Ia bercerita, sepanjang pemantauan Maret 2022 sampai April 2023 setidaknya ada 14 peristiwa deportasi massal. Selain itu, Pemerintah Sabah, Malaysia juga kerap menangkap ribuan orang tanpa tanpa dokumen di setiap tahunnya, sebagian dari mereka di deportasi ke Indonesia melalui ke Pulau Nunukan.
"Pada deportasi massal, jumlah deportan terbanyak per satu kali deportasi adalah 372 orang (Juni 2022) dan paling sedikit 24 orang (Maret 2023). Seluruhnya ada 2347 migran bersama keluarganya yang dideportasi. 380 diantaranya adalah perempuan dewasa. 174 deportan berusia di bawah 18 tahun, 84 diantaranya berusia di bawah 12 tahun, dan 41 orang diantaranya bayi di bawah usia lima tahun.Angka-angka ini 90 persen itu adalah berasal dari buruh imigran dari Sulawesi Selatan dan juga PT," tuturnya.
Sementara, Komisioner Komnas HAM Anis Hidayah menyatakan, atas ditemukannya penyelewengan HAM ini. Pihaknya amat menyesalkan akan terjadi hal itu.
"Saya ingin menanggapi beberapa hal yang pertama laporan yang disampaikan tadi sebenarnya adalah bentuk keberulangan situasi kejam dan tidak manusiawi yang terjadi pada pekerja imigran yang ditahan rumah tahanan imigrasi dan situasi itu sudah terjadi berpuluh-puluh tahun nyaris tidak ada perubahan," paparnya.
Ia menyatakan, adapun pemantauan yang telah dilakukan oleh KBMB. Semestinya bisa segera ditindaklanjuti serius oleh Pemerintah Indonesia dan Malaysia.
"Apa yang terjadi pada buruh imigran yang ditahan itu melanggar prinsip dasar HAM yaitu human dignity. Bagaimana setiap orang itu sudah semestinya diperlakukan hak dan martabatnya yang manusiawi terbebas dari penyiksaan dan perlakuan kejam," sambungannya.
Sesampai, kata dia permasalahan ini, semestinya menjadi persoalan yang dianggap serius oleh kedua negara.

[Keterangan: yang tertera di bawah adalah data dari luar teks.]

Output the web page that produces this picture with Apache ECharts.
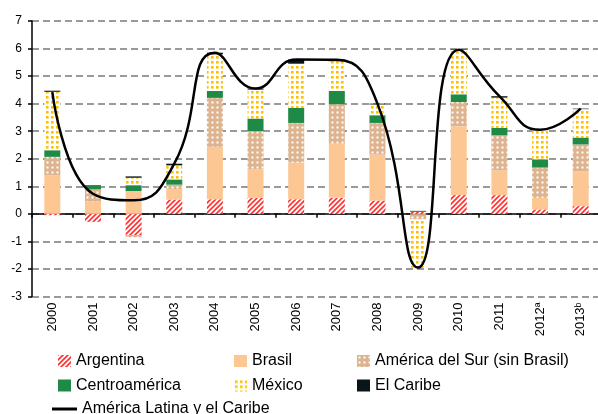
<!DOCTYPE html>
<html>
<head>
<meta charset="utf-8">
<script src="https://cdn.jsdelivr.net/npm/echarts@6/dist/echarts.min.js"></script>
<style>
  html, body { margin: 0; padding: 0; background: #fff; }
  #chart { width: 598px; height: 414px; }
</style>
</head>
<body>
<div id="chart"></div>
<script>
const years = ['2000', '2001', '2002', '2003', '2004', '2005', '2006', '2007', '2008', '2009', '2010', '2011', '2012ª', '2013ᵇ']
const argentina = [-0.05, -0.29, -0.77, 0.52, 0.53, 0.58, 0.53, 0.58, 0.48, 0.07, 0.68, 0.68, 0.16, 0.28]
const brasil = [1.40, 0.44, 0.83, 0.37, 1.90, 1.04, 1.33, 1.97, 1.67, -0.03, 2.50, 0.90, 0.42, 1.27]
const amSur = [0.67, 0.45, -0.08, 0.17, 1.78, 1.38, 1.44, 1.43, 1.15, -0.17, 0.88, 1.27, 1.10, 0.97]
const centro = [0.24, 0.13, 0.21, 0.19, 0.25, 0.46, 0.55, 0.48, 0.28, 0.04, 0.28, 0.27, 0.30, 0.25]
const mexico = [2.12, 0, 0.27, 0.51, 1.33, 1.05, 1.60, 1.08, 0.39, -1.76, 1.62, 1.10, 1.06, 1.03]
const caribe = [0.04, 0.02, 0.05, 0.06, 0.06, 0.04, 0.15, 0.05, 0.03, 0, 0.02, 0.05, 0.02, 0.02]
const total = [4.42, 0.73, 0.49, 1.82, 5.85, 4.55, 5.60, 5.59, 4.00, -1.95, 5.96, 4.27, 3.05, 3.82]
const yTicks = [-3, -2, -1, 0, 1, 2, 3, 4, 5, 6, 7]

const font = '"Liberation Sans", Arial, sans-serif'

// small canvas tiles used as fill patterns
function tile(size, bg, draw) {
  const c = document.createElement('canvas')
  c.width = c.height = size
  const ctx = c.getContext('2d')
  if (bg) {
    ctx.fillStyle = bg
    ctx.fillRect(0, 0, size, size)
  }
  draw(ctx)
  return { image: c, repeat: 'repeat' }
}

const hatchRed = tile(5, '#fff', function(ctx) {
  ctx.strokeStyle = '#ff3333'
  ctx.lineWidth = 1.7
  ctx.beginPath()
  ctx.moveTo(-1, 6); ctx.lineTo(6, -1)
  ctx.moveTo(-1, 1); ctx.lineTo(1, -1)
  ctx.moveTo(4, 6); ctx.lineTo(6, 4)
  ctx.stroke()
})
const dotsTan = tile(5, '#ddb48f', function(ctx) {
  ctx.fillStyle = '#fff'
  ctx.fillRect(1.5, 1.5, 2, 2)
})
const dotsYellow = tile(5, '#fff', function(ctx) {
  ctx.fillStyle = '#ffc000'
  ctx.fillRect(1, 1, 2.6, 2.6)
})

function bar(name, data, color) {
  return {
    name: name,
    type: 'bar',
    stack: 'total',
    barWidth: 16,
    data: data,
    itemStyle: { color: color }
  }
}

const chart = echarts.init(document.getElementById('chart'))
const legendText = { fontFamily: font, fontSize: 16, color: '#000', lineHeight: 16 }
const boxLegend = { orient: 'vertical', top: 353, padding: 0, itemWidth: 13, itemHeight: 12, itemGap: 8.5, icon: 'rect', textStyle: legendText }
chart.setOption({
  animation: false,
  backgroundColor: '#fff',
  grid: {
    left: 32,
    top: 21,
    width: 569,
    height: 275.5,
    containLabel: false,
    outerBoundsMode: 'none'
  },
  legend: [
    Object.assign({ left: 58, data: ['Argentina', 'Centroamérica'] }, boxLegend),
    Object.assign({ left: 234, data: ['Brasil', 'México'] }, boxLegend),
    Object.assign({ left: 357, data: ['América del Sur (sin Brasil)', 'El Caribe'] }, boxLegend),
    { left: 52, top: 401, padding: 0, itemWidth: 25, itemHeight: 3, icon: 'rect',
      textStyle: legendText, data: ['América Latina y el Caribe'] }
  ],
  xAxis: [{
    type: 'category',
    data: years,
    position: 'bottom',
    axisLine: { onZero: true, lineStyle: { color: '#000', width: 1.5 } },
    axisTick: { show: true, length: 4, lineStyle: { color: '#000', width: 1.5 } },
    axisLabel: { show: false }
  }, {
    type: 'category',
    data: years,
    position: 'bottom',
    axisLine: { show: false, onZero: false },
    axisTick: { show: false },
    axisLabel: {
      rotate: 90,
      margin: 6,
      interval: 0,
      fontFamily: font,
      fontSize: 13,
      color: '#000'
    }
  }],
  yAxis: {
    type: 'value',
    min: yTicks[0],
    max: yTicks[yTicks.length - 1],
    interval: 1,
    axisLine: { show: true, lineStyle: { color: '#000', width: 1.5 } },
    axisTick: { show: true, length: 4, lineStyle: { color: '#000', width: 1.5 } },
    axisLabel: { margin: 10, fontFamily: font, fontSize: 12, color: '#000' },
    splitLine: { show: true, lineStyle: { color: '#7a7a7a', width: 1.5, type: [7, 4] } }
  },
  series: [
    bar('Argentina', argentina, hatchRed),
    bar('Brasil', brasil, '#fdc793'),
    bar('América del Sur (sin Brasil)', amSur, dotsTan),
    bar('Centroamérica', centro, '#1f8a45'),
    bar('México', mexico, dotsYellow),
    bar('El Caribe', caribe, '#08161a'),
    {
      name: 'América Latina y el Caribe',
      type: 'line',
      data: total,
      smooth: 0.5,
      symbol: 'none',
      z: 5,
      lineStyle: { color: '#000', width: 2.5 },
      itemStyle: { color: '#000' }
    }
  ]
})
</script>
</body>
</html>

"Apalagi dalam konteks hubungan diplomatik di tingkat elit hubungan kedua negara sangat baik, tetapi kalau situasi asas manusia kewarganegaraan kita disana tidak baik, artinya ini harus menjadi isu ditingkat elit yang mesti segera ditindaklanjuti," pungkasnya.